Summary (taken from Barnesandnoble.com): One of the best-loved of Nabokov’s novels, Pnin features his funniest and most heart-rending character. Professor Timofey Pnin is a haplessly disoriented Russian émigré precariously employed on an American college campus in the 1950s. Pnin struggles to maintain his dignity through a series of comic and sad misunder-standings, all the while falling victim both to subtle academic conspiracies and to the manipulations of a deliberately unreliable narrator.
To start off, I have mixed feelings about this book. Though it definitely will never be my favorite book (or even close, for that matter), there was something about it that I did enjoy. That something was the main character, Professor Pnin. He just so endearing. He tries so hard to make the people he cares about happy, even when they treat him horribly. Take, for example, his ex-wife, Liza. She treats him like he owes her something when she is the one who not only left him but then came back just to use him to get her to the United States and leave him again! For the same man! Yet, later in life, when she comes to visit him at the college where he teaches, he treats her with the utmost respect. He does have a backbone, though, which I think saves him from becoming a character at whom you just roll your eyes after awhile.

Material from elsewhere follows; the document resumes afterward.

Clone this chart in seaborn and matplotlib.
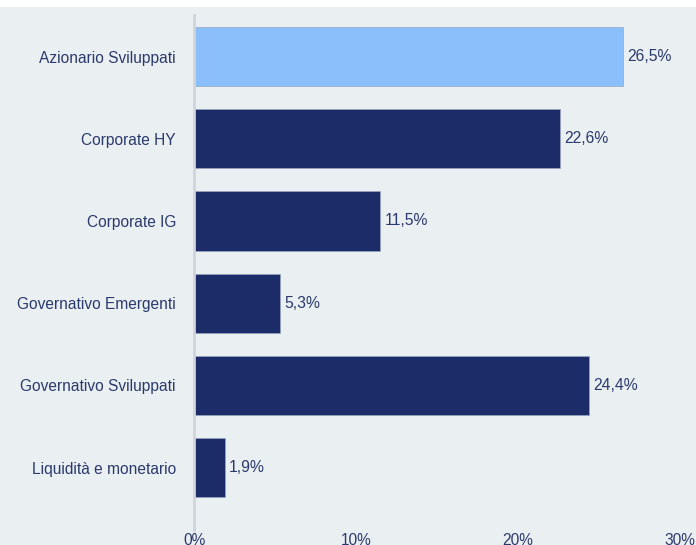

I found that the only times I actually enjoyed reading this book was when Pnin was directly involved, which seemed rather rare. That's part of the reason I didn't like the book. It would go off into these weird tangents that I couldn't care less about. I feel like it was trying to be poetic and have some deeper meaning, but it just came off as pretentious. Some of the descriptions of, say, a room or an object would go on forever and I could sense myself losing interest. The book also seemed so disjointed. I'm sure this is probably because it was originally published in installments, so I'll give it some leeway there, but it still took me out of the story. The fact that run-on sentences were rampant really didn't help, either. That's really just a personal thing, though. When I find myself reading a run-on sentence, my brain eventually stops actually absorbing the words and all I can think is 'How long can this sentence possibly be?'. Again, though, it completely takes me out of the story and that is a sure way to get me to not enjoy a book.
The other element that I didn't enjoy was the 'deliberately unreliable narrator'. Oh, did I hate the narrator. By the end of the book, the story is more about him than about Pnin and you realize that the guy may be a little crazy. I just did not care for him, so how can I enjoy a book that is told with his twisted point of view tainting everything?
In the end, though this is definitely not going on my 'recommend' list, I'm glad I read it if just to be introduced to a character like Pnin. I'm not sure if I've gotten a true taste of Nabokov's style, though, as, again, this was originally searlized. Perhaps I would enjoy one of his novels, like Lolita, better. As it is, though, I'm not a big fan of his style and I was pretty happy that this was a short book.